En otro momento habla como profesor, como lector junto a sus alumnos, y confirma esta ‘lectura’ de su lectura:

“(…) leyendo los poemas y tratando de entender el misterio que los hace posibles, el misterioso empleo del lenguaje que permite la elevación de esos emocionantes edificios de palabras (… ) aprendemos juntos la belleza de un poema y de un teorema como expresiones del orden del ritmo, de la potencia cosmológica del hombre capaz de imponerle un paisaje a la naturaleza desalmada, a las pulsiones y compulsiones destructivas que nos incitan al caos (…) mediante esa palabra confiada en las posibilidades del acuerdo y del entendimiento, damos forma al mundo, encauzamos nuestros instintos, le proporcionamos proporción y sentido a nuestros sentimientos y nuestras ideas” (Tratados III, 149).

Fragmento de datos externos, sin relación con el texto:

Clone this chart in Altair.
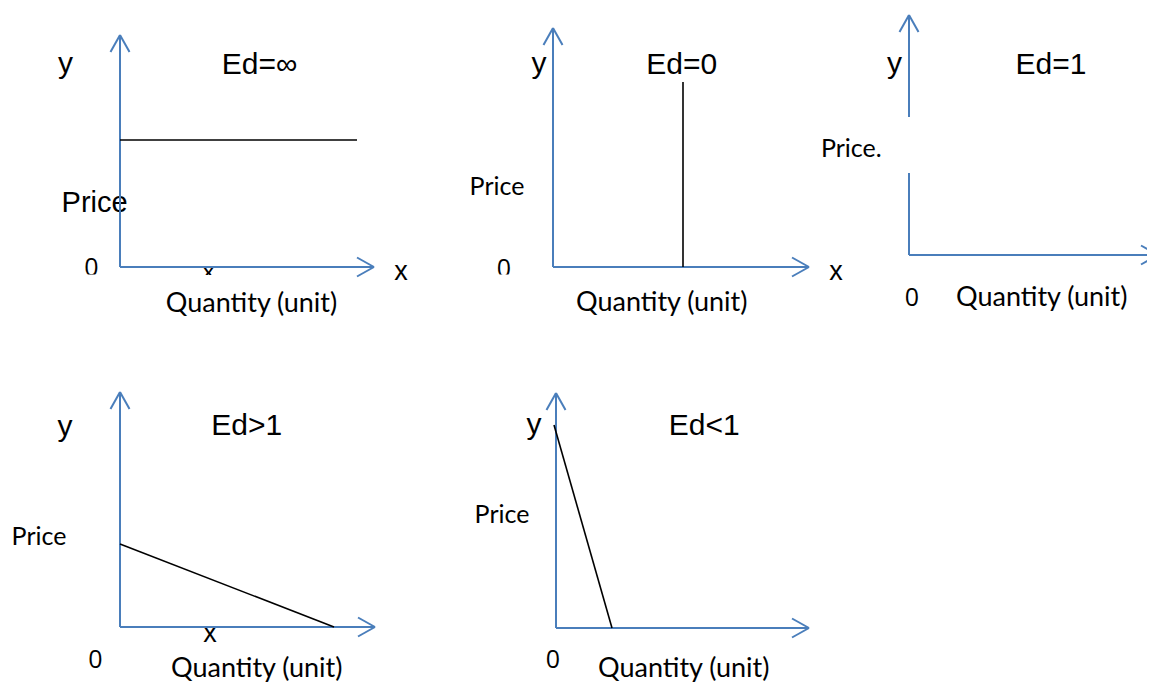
import altair as alt
import pandas as pd

# ---------------- content ----------------
titles = ["Ed=∞", "Ed=0", "Ed=1", "Ed>1", "Ed<1"]
y_axis_labels = ["y", "y", "y", "y", "y"]
price_labels = ["Price", "Price", "Price.", "Price", "Price"]
quantity_labels = ["Quantity (unit)"] * 5
zero_labels = ["0"] * 5
x_axis_labels = ["x", "x", None, "x", None]
x_under_labels = ["x", None, None, None, None]

# demand curves: (quantity, price) end points, measured from each panel's origin
curve_q = [[0, 237], [130, 130], [], [0, 214], [-2, 56]]
curve_p = [[127, 127], [0, 185], [], [83, 0], [203, 0]]

# ---------------- layout ----------------
origins = [(120, 267), (553, 267), (909, 255), (120, 627), (556, 628)]
x_len = [254, 256, 249, 255, 253]
y_len = [232, 239, 240, 235, 235]
y_gap = [None, None, (82, 138), None, None]

# label anchors (center x, baseline y)
title_pos = [(259.5, 74), (681.7, 74), (1051, 74), (246.7, 435), (704.3, 435)]
ylab_pos = [(65.5, 73), (539, 73), (894.5, 73), (65, 436), (534, 434)]
price_pos = [(94.6, 212), (497, 195), (851.3, 157.3), (39, 545), (502, 523)]
price_font = ["arial", "cal", "cal", "cal", "cal"]
qty_pos = [(251.5, 312), (661.7, 311), (1041.7, 306), (256.7, 677), (683.7, 677)]
zero_pos = [(91.5, 276), (504, 277), (912, 306), (95.5, 668), (553, 668)]
xlab_pos = [(401, 280), (836, 280), None, (210, 642), None]
xunder_pos = [(208.5, 279), None, None, None, None]
masks = [(82, 101, 274.5, 284), (494, 514, 274.5, 284), (196, 222, 275, 289)]

AXIS_BLUE = "#4a7ebb"
ARIAL = "Liberation Sans"
CALIBRI = "Lato"
DIGITS = "Open Sans"

segs = []
def seg(x, y, x2, y2, c, w):
    segs.append(dict(x=x, y=y, x2=x2, y2=y2, c=c, w=w))

for i, (ox, oy) in enumerate(origins):
    top = oy - y_len[i]
    right = ox + x_len[i]
    if y_gap[i] is None:
        seg(ox, oy, ox, top, AXIS_BLUE, 2)
    else:
        g0, g1 = y_gap[i]
        seg(ox, oy, ox, oy - g0, AXIS_BLUE, 2)
        seg(ox, oy - g1, ox, top, AXIS_BLUE, 2)
    seg(ox, oy, right, oy, AXIS_BLUE, 2)
    # open arrow heads
    seg(ox, top, ox - 9.5, top + 17, AXIS_BLUE, 2)
    seg(ox, top, ox + 9.5, top + 17, AXIS_BLUE, 2)
    seg(right, oy, right - 17, oy - 9.5, AXIS_BLUE, 2)
    seg(right, oy, right - 17, oy + 9.5, AXIS_BLUE, 2)
    # demand curve
    if curve_q[i]:
        (q0, q1), (p0, p1) = curve_q[i], curve_p[i]
        seg(ox + q0, oy - p0, ox + q1, oy - p1, "black", 1.6)

arial_txt, cal_txt, dig_txt = [], [], []
for i in range(5):
    arial_txt.append(dict(t=titles[i], x=title_pos[i][0], y=title_pos[i][1], s=30))
    arial_txt.append(dict(t=y_axis_labels[i], x=ylab_pos[i][0], y=ylab_pos[i][1], s=30))
    d = dict(t=price_labels[i], x=price_pos[i][0], y=price_pos[i][1])
    if price_font[i] == "arial":
        d["s"] = 29
        arial_txt.append(d)
    else:
        d["s"] = 25
        cal_txt.append(d)
    cal_txt.append(dict(t=quantity_labels[i], x=qty_pos[i][0], y=qty_pos[i][1], s=27))
    dig_txt.append(dict(t=zero_labels[i], x=zero_pos[i][0], y=zero_pos[i][1], s=25))
    if x_axis_labels[i]:
        arial_txt.append(dict(t=x_axis_labels[i], x=xlab_pos[i][0], y=xlab_pos[i][1], s=27))
    if x_under_labels[i]:
        cal_txt.append(dict(t=x_under_labels[i], x=xunder_pos[i][0], y=xunder_pos[i][1], s=24))

seg_df = pd.DataFrame(segs)
arial_df = pd.DataFrame(arial_txt)
cal_df = pd.DataFrame(cal_txt)
dig_df = pd.DataFrame(dig_txt)
mask_df = pd.DataFrame(masks, columns=["x", "x2", "y", "y2"])

W, H = 1139, 675
xs = alt.Scale(domain=[8, 8 + W], nice=False, zero=False)
ys = alt.Scale(domain=[8, 8 + H], nice=False, zero=False, reverse=True)

X = lambda f: alt.X(f, type="quantitative", scale=xs, axis=None)
Y = lambda f: alt.Y(f, type="quantitative", scale=ys, axis=None)

def text_layer(df, font):
    return alt.Chart(df).mark_text(font=font, align="center", baseline="alphabetic", color="black").encode(
        x=X("x"), y=Y("y"), text="t:N", size=alt.Size("s:Q", scale=None))

mask = alt.Chart(mask_df).mark_rect(color="white").encode(x=X("x"), x2="x2", y=Y("y"), y2="y2")
rules = alt.Chart(seg_df).mark_rule().encode(
    x=X("x"), y=Y("y"), x2="x2", y2="y2",
    color=alt.Color("c:N", scale=None), strokeWidth=alt.StrokeWidth("w:Q", scale=None))

chart = alt.layer(text_layer(arial_df, ARIAL), text_layer(cal_df, CALIBRI), text_layer(dig_df, DIGITS),
                  mask, rules).properties(
    width=W, height=H, padding=0, autosize=alt.AutoSizeParams(type="none"), background="white"
).configure_view(stroke=None)

chart.save("out.html", embed_options={"renderer": "svg", "actions": False})
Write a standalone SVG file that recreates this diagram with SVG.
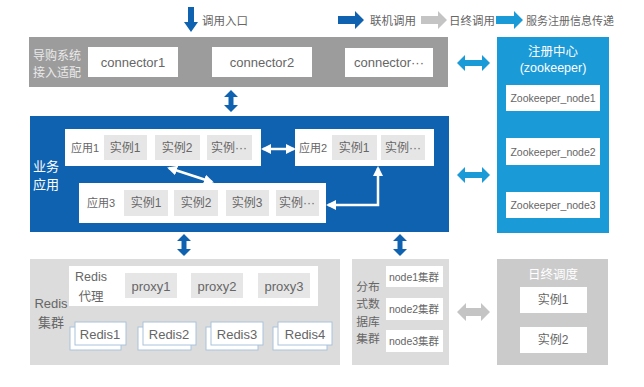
<svg xmlns="http://www.w3.org/2000/svg" width="644" height="387" viewBox="0 0 644 387">
<style>
text{font-family:"Liberation Sans","Noto Sans CJK SC",sans-serif;fill:#666;dominant-baseline:central;text-anchor:middle}
.cjk{font-family:"Noto Sans CJK SC",sans-serif}
.wb{fill:#fff}
.inst{fill:#e6e6e6}
.lbl{font-size:12px}
.sm{font-size:10.5px}
.wt{fill:#fff}
.lg{fill:#eaeaea}
.dk{fill:#0e62b0}
.lb{fill:#1b9ad8}
.gr{fill:#c4c4c4}
.warr{stroke:#fff;stroke-width:2.5;fill:none}
.rb{fill:#fff;stroke:#a9c3dc;stroke-width:1}
</style>
<defs>
<marker id="wh" viewBox="0 0 10 10" refX="8" refY="5" markerWidth="4" markerHeight="4.4" orient="auto-start-reverse" markerUnits="strokeWidth">
<path d="M0,0 L10,5 L0,10 Z" fill="#fff"/>
</marker>
</defs>
<rect width="644" height="387" fill="#fff"/>

<g id="legend">
<path class="dk" d="M188,7 H194 V22 H198 L191,32 L184,22 H188 Z"/>
<text x="225" y="20" class="cjk" style="font-size:11.5px">调用入口</text>
<path class="dk" d="M338,16 H355 V11 L364,20 L355,29 V24 H338 Z"/>
<text x="393" y="20" class="cjk" style="font-size:11.5px">联机调用</text>
<path class="gr" d="M421,16 H438 V11 L447,20 L438,29 V24 H421 Z"/>
<text x="472" y="20" class="cjk" style="font-size:11.5px">日终调用</text>
<path class="lb" d="M496,16 H514 V11 L523,20 L514,29 V24 H496 Z"/>
<text x="570" y="20" class="cjk" style="font-size:11px">服务注册信息传递</text>
</g>

<g id="gateway">
<rect x="29" y="37" width="419" height="50" fill="#9c9c9c"/>
<text x="57" y="54" class="cjk lg" style="font-size:12px">导购系统</text>
<text x="57" y="71" class="cjk lg" style="font-size:12px">接入适配</text>
<rect x="88" y="47" width="90" height="30" class="wb"/>
<text x="133" y="62" style="font-size:13px">connector1</text>
<rect x="212" y="47" width="100" height="30" class="wb"/>
<text x="262" y="62" style="font-size:13px">connector2</text>
<rect x="345" y="48" width="88" height="29" class="wb"/>
<text x="389" y="62" style="font-size:13px">connector···</text>
</g>

<g id="business">
<rect x="30" y="116" width="419" height="116" fill="#0e62b0"/>
<text x="46" y="165" class="cjk wt" style="font-size:13px">业务</text>
<text x="46" y="183" class="cjk wt" style="font-size:13px">应用</text>
</g>

<g id="app1">
<rect x="65" y="129" width="196" height="37" class="wb"/>
<text x="85" y="148" style="font-size:11px">应用1</text>
<rect x="104" y="135" width="43" height="25" class="inst"/>
<text x="125" y="148" class="lbl">实例1</text>
<rect x="155" y="135" width="45" height="25" class="inst"/>
<text x="177" y="148" class="lbl">实例2</text>
<rect x="207" y="135" width="45" height="25" class="inst"/>
<text x="229" y="148" class="lbl">实例···</text>
</g>

<g id="app2">
<rect x="295" y="129" width="139" height="37" class="wb"/>
<text x="313" y="148" style="font-size:11px">应用2</text>
<rect x="332" y="135" width="45" height="25" class="inst"/>
<text x="354" y="148" class="lbl">实例1</text>
<rect x="381" y="135" width="44" height="25" class="inst"/>
<text x="403" y="148" class="lbl">实例···</text>
</g>

<g id="app3">
<rect x="79" y="183" width="247" height="40" class="wb"/>
<text x="101" y="203" style="font-size:11px">应用3</text>
<rect x="124" y="190" width="44" height="26" class="inst"/>
<text x="146" y="203" class="lbl">实例1</text>
<rect x="174" y="190" width="44" height="26" class="inst"/>
<text x="196" y="203" class="lbl">实例2</text>
<rect x="226" y="190" width="43" height="26" class="inst"/>
<text x="247" y="203" class="lbl">实例3</text>
<rect x="276" y="190" width="43" height="26" class="inst"/>
<text x="297" y="203" class="lbl">实例···</text>
</g>

<g id="registry">
<rect x="497" y="37" width="112" height="196" fill="#1b9ad8"/>
<text x="553" y="50" class="cjk wt" style="font-size:12.5px">注册中心</text>
<text x="553" y="68" class="wt" style="font-size:12.5px">(zookeeper)</text>
<rect x="506" y="85" width="94" height="26" class="wb"/>
<text x="553" y="98" class="sm">Zookeeper_node1</text>
<rect x="506" y="138" width="94" height="27" class="wb"/>
<text x="553" y="152" class="sm">Zookeeper_node2</text>
<rect x="506" y="192" width="94" height="26" class="wb"/>
<text x="553" y="205" class="sm">Zookeeper_node3</text>
</g>

<g id="redis">
<rect x="30" y="259" width="310" height="106" fill="#dcdcdc"/>
<text x="51" y="303" style="font-size:13px">Redis</text>
<text x="51" y="321" class="cjk" style="font-size:13px">集群</text>
<rect x="69" y="266" width="249" height="40" class="wb"/>
<text x="91" y="277" style="font-size:12.5px">Redis</text>
<text x="91" y="295" class="cjk" style="font-size:12.5px">代理</text>
<rect x="125" y="273" width="52" height="25" class="inst"/>
<text x="151" y="286" style="font-size:13px">proxy1</text>
<rect x="191" y="273" width="52" height="25" class="inst"/>
<text x="217" y="286" style="font-size:13px">proxy2</text>
<rect x="258" y="273" width="52" height="25" class="inst"/>
<text x="284" y="286" style="font-size:13px">proxy3</text>
<rect x="70" y="327" width="51" height="23" class="rb"/>
<rect x="75" y="322" width="51" height="23" class="rb"/>
<text x="100" y="334" style="font-size:13px">Redis1</text>
<rect x="138" y="327" width="53" height="23" class="rb"/>
<rect x="143" y="322" width="53" height="23" class="rb"/>
<text x="169" y="334" style="font-size:13px">Redis2</text>
<rect x="206" y="327" width="52" height="23" class="rb"/>
<rect x="211" y="322" width="52" height="23" class="rb"/>
<text x="237" y="334" style="font-size:13px">Redis3</text>
<rect x="273" y="327" width="54" height="23" class="rb"/>
<rect x="278" y="322" width="54" height="23" class="rb"/>
<text x="305" y="334" style="font-size:13px">Redis4</text>
</g>

<g id="database">
<rect x="352" y="259" width="97" height="106" fill="#dcdcdc"/>
<text x="368" y="285" class="cjk" style="font-size:11.8px">分布</text>
<text x="368" y="302.5" class="cjk" style="font-size:11.8px">式数</text>
<text x="368" y="320" class="cjk" style="font-size:11.8px">据库</text>
<text x="368" y="337.5" class="cjk" style="font-size:11.8px">集群</text>
<rect x="386" y="266" width="57" height="21" class="wb"/>
<text x="414" y="277" style="font-size:10.5px">node1集群</text>
<rect x="386" y="298" width="57" height="22" class="wb"/>
<text x="414" y="309" style="font-size:10.5px">node2集群</text>
<rect x="386" y="330" width="57" height="22" class="wb"/>
<text x="414" y="341" style="font-size:10.5px">node3集群</text>
</g>

<g id="batch">
<rect x="497" y="259" width="111" height="106" fill="#cbcbcb"/>
<text x="553" y="273" class="cjk wt" style="font-size:12.5px">日终调度</text>
<rect x="520" y="287" width="67" height="26" class="wb"/>
<text x="553" y="300" class="lbl">实例1</text>
<rect x="520" y="327" width="67" height="26" class="wb"/>
<text x="553" y="340" class="lbl">实例2</text>
</g>

<g id="connectors">
<path class="dk" d="M231,90 L238,97 H233.5 V105 H238 L231,112 L224,105 H228.5 V97 H224 Z"/>
<path class="dk" d="M184,234 L191,241 H186.5 V249 H191 L184,256 L177,249 H181.5 V241 H177 Z"/>
<path class="dk" d="M400,234 L407,241 H402.5 V249 H407 L400,256 L393,249 H397.5 V241 H393 Z"/>
<path class="lb" d="M457,63 L465,55 V60 H482 V55 L490,63 L482,71 V66 H465 V71 Z"/>
<path class="lb" d="M457,175 L465,167 V172 H482 V167 L490,175 L482,183 V178 H465 V183 Z"/>
<path class="gr" d="M457,312 L466,303 V308 H481 V303 L490,312 L481,321 V316 H466 V321 Z"/>
<line x1="263" y1="149" x2="294" y2="149" class="warr" marker-start="url(#wh)" marker-end="url(#wh)"/>
<line x1="169" y1="168" x2="212" y2="182" class="warr" marker-start="url(#wh)" marker-end="url(#wh)"/>
<polyline points="328,205 378,205 378,168" class="warr" marker-start="url(#wh)" marker-end="url(#wh)"/>
</g>
</svg>
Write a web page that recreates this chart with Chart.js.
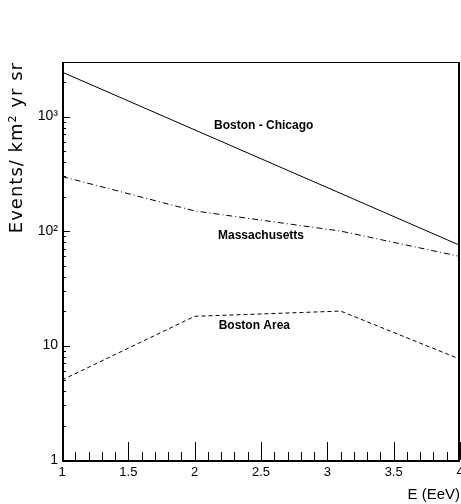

Sentado así, leyendo, Rafael transformaba las circunstancias que lo rodeaban en imagen, en figura, en metáfora: del río, del viaje, del país. Traducía el país a paisaje, en paisaje. Y así le daba, y le sigue dando en mi memoria, al país, al paisaje, su sentido y su valor, sus luces y sus sombras, ‘zurciendo telas’, ‘rehaciendo tramas’.

Más tarde entendí otro sentido de esta ‘lectura’. En uno de sus ‘derrames automáticos’ que Rafael suele realizar como forma de escritura, hablando de los ‘cantos patrióticos’ de Hölderlin, reflexiona una vez más sobre la poesía y esos otros sentidos que el río, el viaje, el país llevan consigo:

“Y frente a tanto dolor, dime, ¿qué pueden los poetas? Y, sin embargo, ellos insisten; ellos perseveran en decir y conducir la marcha por entre los bosques tupidos, dejándose llevar por la corriente madre o padre de los ríos que arrastran sus cenizas ancestrales y llevan arropadas en sus cauces voces antiguas, los nombres que dicen el lugar del origen, la raíz profunda de la primera procedencia, atrás, como en los mitos”. 

No pareciera haber mejor metáfora para el poeta erudito, para el pensador en poemas, que es Rafael, sino como lector en una curiara, perseverando en decir y en leer las palabras que convierten el río en origen, la selva en ciudad, el país en paisaje, en poema.

He leído en algún lugar que el título del libro de Isak Dinesen es una referencia a un dicho clásico, dicen que de Aristóteles, y de Plinio el Viejo: ex africa semper aliquid novi, “siempre viene algo nuevo de África”. Rafael y sus siempre cultas lecturas y escrituras nos han traído siempre novedades, bondades, bellezas a bordo de esta frágil cultura nuestra que transita en ‘curiara’ y con la cual tratamos de sortear las profundas, peligrosas aguas de nuestro país, nuestros paisajes.